Dataset content:
══════════

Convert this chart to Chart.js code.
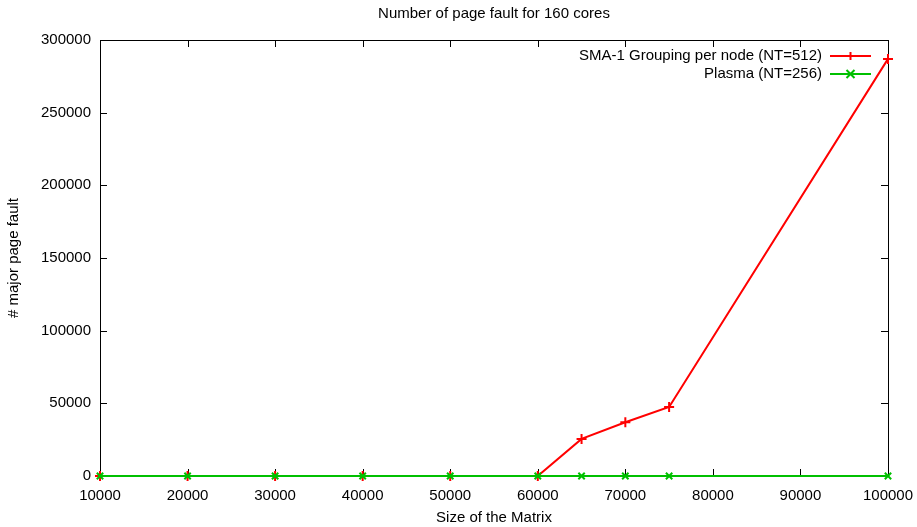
<!DOCTYPE html>
<html>
<head>
<meta charset="utf-8">
<script src="https://cdn.jsdelivr.net/npm/chart.js@4/dist/chart.umd.min.js"></script>
<style>
  body { margin: 0; background: #fff; }
  #wrap { width: 917px; height: 527px; }
</style>
</head>
<body>
<div id="wrap"><canvas id="faultChart"></canvas></div>
<script>
const matrixSizes = [10000, 20000, 30000, 40000, 50000, 60000, 65000, 70000, 75000, 100000];
const smaFaults = [0, 0, 0, 0, 0, 0, 25500, 37000, 47500, 287000];
const plasmaFaults = [0, 0, 0, 0, 0, 0, 0, 0, 0, 0];
const seriesNames = ['SMA-1 Grouping per node (NT=512)', 'Plasma (NT=256)'];
const seriesColors = ['#ff0000', '#00c000'];
const xTicks = [10000, 20000, 30000, 40000, 50000, 60000, 70000, 80000, 90000, 100000];
const yTicks = [0, 50000, 100000, 150000, 200000, 250000, 300000];
const chartTitle = 'Number of page fault for 160 cores';

const FONT = 'Liberation Sans, Arial, sans-serif';
const FS = 15;

// gnuplot style frame with inward mirrored ticks
const framePlugin = {
    id: 'frame',
    beforeDatasetsDraw(chart) {
        const ctx = chart.ctx;
        const a = chart.chartArea;
        const x = chart.scales.x, y = chart.scales.y;
        const len = 7;
        ctx.save();
        ctx.strokeStyle = '#000';
        ctx.lineWidth = 1;
        ctx.strokeRect(a.left + 0.5, a.top + 0.5, a.right - a.left, a.bottom - a.top);
        ctx.beginPath();
        xTicks.forEach(v => {
            const px = Math.round(x.getPixelForValue(v)) + 0.5;
            ctx.moveTo(px, a.bottom); ctx.lineTo(px, a.bottom - len);
            ctx.moveTo(px, a.top); ctx.lineTo(px, a.top + len);
        });
        yTicks.forEach(v => {
            const py = Math.round(y.getPixelForValue(v)) + 0.5;
            ctx.moveTo(a.left, py); ctx.lineTo(a.left + len, py);
            ctx.moveTo(a.right, py); ctx.lineTo(a.right - len, py);
        });
        ctx.stroke();
        ctx.restore();
    },
    afterDraw(chart) {
        const ctx = chart.ctx;
        const a = chart.chartArea;
        ctx.save();
        ctx.font = FS + 'px ' + FONT;
        ctx.fillStyle = '#000';
        ctx.textAlign = 'center';
        ctx.textBaseline = 'middle';
        ctx.fillText(chartTitle, (a.left + a.right) / 2, 14);

        // legend: right-aligned text followed by a line sample
        ctx.textAlign = 'right';
        seriesNames.forEach((name, i) => {
            const ly = 56 + i * 18;
            ctx.fillStyle = '#000';
            ctx.fillText(name, 822, ly);
            ctx.strokeStyle = seriesColors[i];
            ctx.lineWidth = 2;
            ctx.beginPath();
            ctx.moveTo(830, ly); ctx.lineTo(871, ly);
            ctx.stroke();
            const mx = 850.5, r = 4;
            ctx.beginPath();
            if (i === 0) {
                ctx.moveTo(mx - r, ly); ctx.lineTo(mx + r, ly);
                ctx.moveTo(mx, ly - r); ctx.lineTo(mx, ly + r);
            } else {
                ctx.moveTo(mx - r, ly - r); ctx.lineTo(mx + r, ly + r);
                ctx.moveTo(mx - r, ly + r); ctx.lineTo(mx + r, ly - r);
            }
            ctx.stroke();
        });
        ctx.restore();
    }
};

new Chart(document.getElementById('faultChart'), {
    type: 'line',
    data: {
        datasets: [{
            label: seriesNames[0],
            data: matrixSizes.map((s, i) => ({ x: s, y: smaFaults[i] })),
            borderColor: seriesColors[0],
            backgroundColor: seriesColors[0],
            borderWidth: 2,
            pointStyle: 'cross',
            pointRadius: 5,
            pointBorderWidth: 2,
            tension: 0,
            clip: false,
            order: 2
        }, {
            label: seriesNames[1],
            data: matrixSizes.map((s, i) => ({ x: s, y: plasmaFaults[i] })),
            borderColor: seriesColors[1],
            backgroundColor: seriesColors[1],
            borderWidth: 2,
            pointStyle: 'crossRot',
            pointRadius: 4.5,
            pointBorderWidth: 2,
            tension: 0,
            clip: false,
            order: 1
        }]
    },
    options: {
        responsive: true,
        maintainAspectRatio: false,
        animation: false,
        layout: { padding: { left: 0, right: 29, top: 40, bottom: 0 } },
        plugins: {
            legend: { display: false },
            tooltip: { enabled: false },
            title: { display: false }
        },
        scales: {
            x: {
                type: 'linear',
                min: 10000,
                max: 100000,
                afterBuildTicks: s => { s.ticks = xTicks.map(v => ({ value: v })); },
                afterFit: s => { s.height = 51; },
                grid: { display: false },
                border: { display: false },
                ticks: {
                    color: '#000', padding: 3, maxRotation: 0,
                    font: { family: FONT, size: FS },
                    callback: v => String(v)
                },
                title: {
                    display: true,
                    text: 'Size of the Matrix',
                    color: '#000',
                    font: { family: FONT, size: FS },
                    padding: { top: 0, bottom: 0 }
                }
            },
            y: {
                min: 0,
                max: 300000,
                afterBuildTicks: s => { s.ticks = yTicks.map(v => ({ value: v })); },
                afterFit: s => { s.width = 100; },
                grid: { display: false },
                border: { display: false },
                ticks: {
                    color: '#000', padding: 1,
                    font: { family: FONT, size: FS },
                    callback: v => String(v)
                },
                title: {
                    display: true,
                    text: '# major page fault',
                    color: '#000',
                    font: { family: FONT, size: FS },
                    padding: { top: 5, bottom: 0 }
                }
            }
        }
    },
    plugins: [framePlugin]
});
</script>
</body>
</html>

══════════

Directive: Return the material exactly as given, apart from the pictures.

Solution to this task:
Convert this chart to Chart.js code.
<!DOCTYPE html>
<html>
<head>
<meta charset="utf-8">
<script src="https://cdn.jsdelivr.net/npm/chart.js@4/dist/chart.umd.min.js"></script>
<style>
  body { margin: 0; background: #fff; }
  #wrap { width: 917px; height: 527px; }
</style>
</head>
<body>
<div id="wrap"><canvas id="faultChart"></canvas></div>
<script>
const matrixSizes = [10000, 20000, 30000, 40000, 50000, 60000, 65000, 70000, 75000, 100000];
const smaFaults = [0, 0, 0, 0, 0, 0, 25500, 37000, 47500, 287000];
const plasmaFaults = [0, 0, 0, 0, 0, 0, 0, 0, 0, 0];
const seriesNames = ['SMA-1 Grouping per node (NT=512)', 'Plasma (NT=256)'];
const seriesColors = ['#ff0000', '#00c000'];
const xTicks = [10000, 20000, 30000, 40000, 50000, 60000, 70000, 80000, 90000, 100000];
const yTicks = [0, 50000, 100000, 150000, 200000, 250000, 300000];
const chartTitle = 'Number of page fault for 160 cores';

const FONT = 'Liberation Sans, Arial, sans-serif';
const FS = 15;

// gnuplot style frame with inward mirrored ticks
const framePlugin = {
    id: 'frame',
    beforeDatasetsDraw(chart) {
        const ctx = chart.ctx;
        const a = chart.chartArea;
        const x = chart.scales.x, y = chart.scales.y;
        const len = 7;
        ctx.save();
        ctx.strokeStyle = '#000';
        ctx.lineWidth = 1;
        ctx.strokeRect(a.left + 0.5, a.top + 0.5, a.right - a.left, a.bottom - a.top);
        ctx.beginPath();
        xTicks.forEach(v => {
            const px = Math.round(x.getPixelForValue(v)) + 0.5;
            ctx.moveTo(px, a.bottom); ctx.lineTo(px, a.bottom - len);
            ctx.moveTo(px, a.top); ctx.lineTo(px, a.top + len);
        });
        yTicks.forEach(v => {
            const py = Math.round(y.getPixelForValue(v)) + 0.5;
            ctx.moveTo(a.left, py); ctx.lineTo(a.left + len, py);
            ctx.moveTo(a.right, py); ctx.lineTo(a.right - len, py);
        });
        ctx.stroke();
        ctx.restore();
    },
    afterDraw(chart) {
        const ctx = chart.ctx;
        const a = chart.chartArea;
        ctx.save();
        ctx.font = FS + 'px ' + FONT;
        ctx.fillStyle = '#000';
        ctx.textAlign = 'center';
        ctx.textBaseline = 'middle';
        ctx.fillText(chartTitle, (a.left + a.right) / 2, 14);

        // legend: right-aligned text followed by a line sample
        ctx.textAlign = 'right';
        seriesNames.forEach((name, i) => {
            const ly = 56 + i * 18;
            ctx.fillStyle = '#000';
            ctx.fillText(name, 822, ly);
            ctx.strokeStyle = seriesColors[i];
            ctx.lineWidth = 2;
            ctx.beginPath();
            ctx.moveTo(830, ly); ctx.lineTo(871, ly);
            ctx.stroke();
            const mx = 850.5, r = 4;
            ctx.beginPath();
            if (i === 0) {
                ctx.moveTo(mx - r, ly); ctx.lineTo(mx + r, ly);
                ctx.moveTo(mx, ly - r); ctx.lineTo(mx, ly + r);
            } else {
                ctx.moveTo(mx - r, ly - r); ctx.lineTo(mx + r, ly + r);
                ctx.moveTo(mx - r, ly + r); ctx.lineTo(mx + r, ly - r);
            }
            ctx.stroke();
        });
        ctx.restore();
    }
};

new Chart(document.getElementById('faultChart'), {
    type: 'line',
    data: {
        datasets: [{
            label: seriesNames[0],
            data: matrixSizes.map((s, i) => ({ x: s, y: smaFaults[i] })),
            borderColor: seriesColors[0],
            backgroundColor: seriesColors[0],
            borderWidth: 2,
            pointStyle: 'cross',
            pointRadius: 5,
            pointBorderWidth: 2,
            tension: 0,
            clip: false,
            order: 2
        }, {
            label: seriesNames[1],
            data: matrixSizes.map((s, i) => ({ x: s, y: plasmaFaults[i] })),
            borderColor: seriesColors[1],
            backgroundColor: seriesColors[1],
            borderWidth: 2,
            pointStyle: 'crossRot',
            pointRadius: 4.5,
            pointBorderWidth: 2,
            tension: 0,
            clip: false,
            order: 1
        }]
    },
    options: {
        responsive: true,
        maintainAspectRatio: false,
        animation: false,
        layout: { padding: { left: 0, right: 29, top: 40, bottom: 0 } },
        plugins: {
            legend: { display: false },
            tooltip: { enabled: false },
            title: { display: false }
        },
        scales: {
            x: {
                type: 'linear',
                min: 10000,
                max: 100000,
                afterBuildTicks: s => { s.ticks = xTicks.map(v => ({ value: v })); },
                afterFit: s => { s.height = 51; },
                grid: { display: false },
                border: { display: false },
                ticks: {
                    color: '#000', padding: 3, maxRotation: 0,
                    font: { family: FONT, size: FS },
                    callback: v => String(v)
                },
                title: {
                    display: true,
                    text: 'Size of the Matrix',
                    color: '#000',
                    font: { family: FONT, size: FS },
                    padding: { top: 0, bottom: 0 }
                }
            },
            y: {
                min: 0,
                max: 300000,
                afterBuildTicks: s => { s.ticks = yTicks.map(v => ({ value: v })); },
                afterFit: s => { s.width = 100; },
                grid: { display: false },
                border: { display: false },
                ticks: {
                    color: '#000', padding: 1,
                    font: { family: FONT, size: FS },
                    callback: v => String(v)
                },
                title: {
                    display: true,
                    text: '# major page fault',
                    color: '#000',
                    font: { family: FONT, size: FS },
                    padding: { top: 5, bottom: 0 }
                }
            }
        }
    },
    plugins: [framePlugin]
});
</script>
</body>
</html>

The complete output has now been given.